The Federal Reserve met again for its regular meeting, where no change was made to the benchmark Federal Funds Rate, citing higher levels of economic uncertainty. Elon Musk’s Department of Government Efficiency (DOGE) also continued with public sector layoffs and culling of government spending throughout the month which also weighed on recession concerns.

 Trump’s new trade policy measures, which were subsequently imposed in early April, saw negative investment performance dominate, despite some bounces to the upside. As participants came to grips with a materially higher average tariff rate in the US, the implications of higher tariffs on inflation expectations (potential to be higher in the US) and global growth (likely lower) were quickly priced into investments.

Overall, the S&P500 slipped further into negative territory during March (-5.63%), unfortunately taking the quarterly result into the red as well. Despite the ongoing rotation away from technology stocks toward other sectors like healthcare, consumer staples and financials in previous months, the key index experienced broad declines across all sectors, except for Energy (+2.75% for the month). Consumer Discretionary slid the most (-9.8%) followed by Information Technology (-9.8%) for the month.

Outside the US, we saw the European Central Bank cut interest rates by 0.25%, bringing the benchmark rate to 2.50% and give indication that another rate cut is likely. The Bank of Canada also cut interest rates by the same margin for the seventh consecutive time, bringing their key rate to 2.75%. Elsewhere, the Bank of Japan and Bank of England also conducted their regular meetings but did not make any adjustments to their respective interest rates.

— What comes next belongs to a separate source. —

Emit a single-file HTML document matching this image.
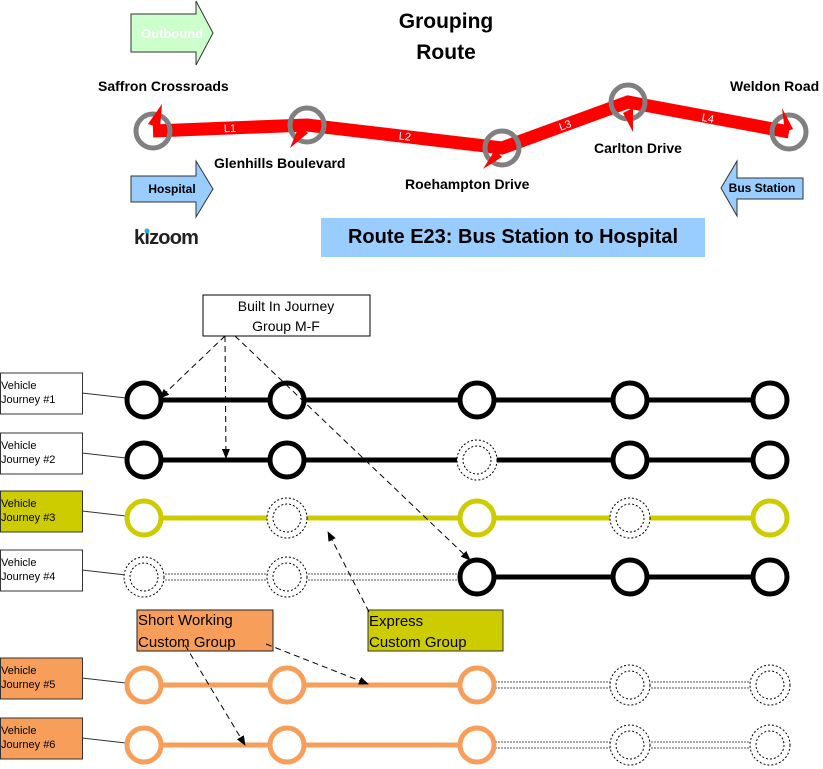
<!DOCTYPE html>
<html><head><meta charset="utf-8"><style>
body{margin:0;background:#fff;font-family:"Liberation Sans",Arial,sans-serif}
svg{display:block}
</style></head><body>
<svg id="s" width="823" height="769" viewBox="0 0 823 769" xmlns="http://www.w3.org/2000/svg" font-family="Liberation Sans, Arial, sans-serif">
<defs>
<marker id="ah" markerWidth="10" markerHeight="8" refX="9" refY="4" orient="auto" markerUnits="userSpaceOnUse"><path d="M0,0 L10,4 L0,8 z" fill="#000"/></marker>
</defs>
<g>
<path d="M131,14 H196 V1 L213,33 L196,65 V52 H131 Z" fill="#ccffcc" stroke="#333" stroke-width="1"/>
<text x="172" y="38" font-size="13" font-weight="bold" fill="#fff" text-anchor="middle">Outbound</text></g>
<text x="446" y="28" font-size="21" font-weight="bold" text-anchor="middle">Grouping</text>
<text x="446" y="59" font-size="21" font-weight="bold" text-anchor="middle">Route</text>
<g>
<polyline points="153,131 307,125 502,148 628,102 789,132" fill="none" stroke="#f00" stroke-width="13"/>
<g font-size="11" fill="#fff" text-anchor="middle">
<text x="230" y="132" transform="rotate(-2 230 128)">L1</text>
<text x="405" y="140" transform="rotate(7 405 136)">L2</text>
<text x="565" y="129" transform="rotate(-20 565 125)">L3</text>
<text x="708" y="122" transform="rotate(11 708 118)">L4</text></g>
<g fill="none" stroke="#808080" stroke-width="5">
<circle cx="153" cy="131" r="17"/><circle cx="307" cy="125" r="17"/><circle cx="502" cy="148" r="17"/><circle cx="628" cy="102" r="17"/><circle cx="789" cy="132" r="17"/></g>
<g fill="#f00">
<path d="M162,104 L148,124 L160,128 Z"/><path d="M290,148 L299,126 L308,133 Z"/><path d="M483,169 L495,150 L502,157 Z"/><path d="M633,132 L623,113 L633,108 Z"/><path d="M782,108 L793,129 L785,132 Z"/></g>
<g font-size="14" font-weight="bold">
<text x="98" y="91">Saffron Crossroads</text>
<text x="214" y="168">Glenhills Boulevard</text>
<text x="405" y="189">Roehampton Drive</text>
<text x="594" y="153">Carlton Drive</text>
<text x="730" y="91">Weldon Road</text></g></g>
<g>
<path d="M131,176 H196 V161 L213,189 L196,217 V202 H131 Z" fill="#99ccff" stroke="#333"/>
<text x="172" y="193" font-size="12" font-weight="bold" text-anchor="middle">Hospital</text></g>
<g>
<path d="M803,178 H737 V161 L721,188 L737,216 V199 H803 Z" fill="#99ccff" stroke="#333"/>
<text x="762" y="192" font-size="12" font-weight="bold" text-anchor="middle">Bus Station</text></g>
<g>
<text x="134" y="244" font-size="20" font-weight="bold" fill="#222" letter-spacing="-0.8">kizoom</text>
<circle cx="147" cy="231" r="2.5" fill="#29abe2"/></g>
<g>
<rect x="321" y="218" width="384" height="39" fill="#99ccff"/>
<text x="513" y="243" font-size="20" font-weight="bold" text-anchor="middle">Route E23: Bus Station to Hospital</text></g>

<g id="rows"></g>

<g>
<rect x="203" y="295" width="167" height="41" fill="#fff" stroke="#000"/>
<text x="286" y="311" font-size="14" text-anchor="middle">Built In Journey</text>
<text x="286" y="331" font-size="14" text-anchor="middle">Group M-F</text></g>
<g stroke="#000" stroke-dasharray="6,4" fill="none" marker-end="url(#ah)">
<line x1="225" y1="336" x2="160" y2="398"/>
<line x1="225" y1="336" x2="226" y2="458"/>
<line x1="235" y1="336" x2="470" y2="560"/></g>
<g>
<rect x="368" y="610" width="135" height="41" fill="#cccc00" stroke="#333"/>
<text x="369" y="626" font-size="15">Express</text>
<text x="369" y="647" font-size="15">Custom Group</text></g>
<line x1="369" y1="612" x2="328" y2="532" stroke="#000" stroke-dasharray="6,4" marker-end="url(#ah)"/>
<g>
<rect x="137" y="610" width="136" height="41" fill="#f79f5a" stroke="#222"/>
<text x="138" y="625" font-size="15">Short Working</text>
<text x="138" y="647" font-size="15">Custom Group</text></g>
<g stroke="#000" stroke-dasharray="6,4" fill="none" marker-end="url(#ah)">
<line x1="266" y1="644" x2="368" y2="684"/>
<line x1="185" y1="645" x2="245" y2="745"/></g>
</svg>
<script>
const stopsX=[144,287,477,630,770];
const rowY=[400,460,518,577,685,745];
const rowLabels=["Vehicle Journey #1","Vehicle Journey #2","Vehicle Journey #3","Vehicle Journey #4","Vehicle Journey #5","Vehicle Journey #6"];
const rowColor=["#000","#000","#cccc00","#000","#f79f5a","#f79f5a"];
const rowFill=["#fff","#fff","#cccc00","#fff","#f79f5a","#f79f5a"];
const rowStops=[[1,1,1,1,1],[1,1,0,1,1],[1,0,1,0,1],[0,0,1,1,1],[1,1,1,0,0],[1,1,1,0,0]];
const NS="http://www.w3.org/2000/svg";
const g=document.getElementById('rows');
function mk(t,a,p){const e=document.createElementNS(NS,t);for(const k in a)e.setAttribute(k,a[k]);(p||g).appendChild(e);return e;}
rowY.forEach((y,r)=>{
 const st=rowStops[r];const first=st.indexOf(1),last=st.lastIndexOf(1);
 const row=mk('g',{});
 
 
 const lab=mk('g',{},row);
 
 
 mk('rect',{x:0.5,y:y-27,width:82,height:41,fill:rowFill[r],stroke:'#333'},lab);
 const w=rowLabels[r].split(' ');
 const t1=mk('text',{x:1,y:y-11,'font-size':11},lab);t1.textContent=w[0];
 const t2=mk('text',{x:1,y:y+3,'font-size':11},lab);t2.textContent=w[1]+' '+w[2];
 mk('line',{x1:82,y1:y-7,x2:144,y2:y,stroke:'#333'},lab);
 for(let i=0;i<4;i++){
  const x1=stopsX[i],x2=stopsX[i+1];
  const seg=(i>=first&&i+1<=last)?mk('line',{x1:x1,y1:y,x2:x2,y2:y,stroke:rowColor[r],'stroke-width':5},row):
   mk('path',{d:`M${x1},${y-3}H${x2}M${x1},${y+3}H${x2}`,stroke:'#555','stroke-width':1,'stroke-dasharray':'2,1',fill:'none'},row);
  
  
 }
 stopsX.forEach((x,i)=>{
  let c;
  if(st[i]){c=mk('circle',{cx:x,cy:y,r:17,fill:'#fff',stroke:rowColor[r],'stroke-width':5},row);}
  else{c=mk('g',{},row);mk('circle',{cx:x,cy:y,r:20,fill:'#fff',stroke:'#000','stroke-dasharray':'2,2'},c);mk('circle',{cx:x,cy:y,r:14,fill:'none',stroke:'#000','stroke-dasharray':'2,2'},c);}
  
  
 });
});
</script>
</body></html>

Domestically, the NZX50 was down again for the month, although to a lesser extent than in February (-2.63% on a total return basis for March). Performance was again impacted by wider market tariff turbulence and continued slow economic performance at home. Increased trade tensions, including the establishment of a 10% US tariff on NZ exports and increased US tariffs on China (our key trading partner) also weighed on performance. Across the ditch, the ASX200 index finished the month down –3.4% on a total return basis, led by Information Technology (-9.7%). A-REITs (commercial and industrial property) and Healthcare also retreated, among most other sectors, returning –4.9% and 4.6% respectively. Fears over reduced export demand from Australia (a largely export dependent nation) and weak performance in the resource sector impacted by declining iron ore prices also affected performance.

On the back of this, all the models were negative during March. Models with more growth assets (e.g. 98/2, 80/20) were more negatively affected from the severity of the equity markets for the month. This also impacted on the March quarter returns.

Some of our defensive positions and those from the underlying fund managers helped protect the models somewhat. For example, United Health Group was up +9.6%, QBE Insurance +3.8%, Global Infrastructure 3.2%, Global Clean Energy +1.7%, Roche 1.2%, Auckland Airport +1%, Transurban +1%, shorter duration in global bonds +0.3%, and Emerging Markets +0.2%.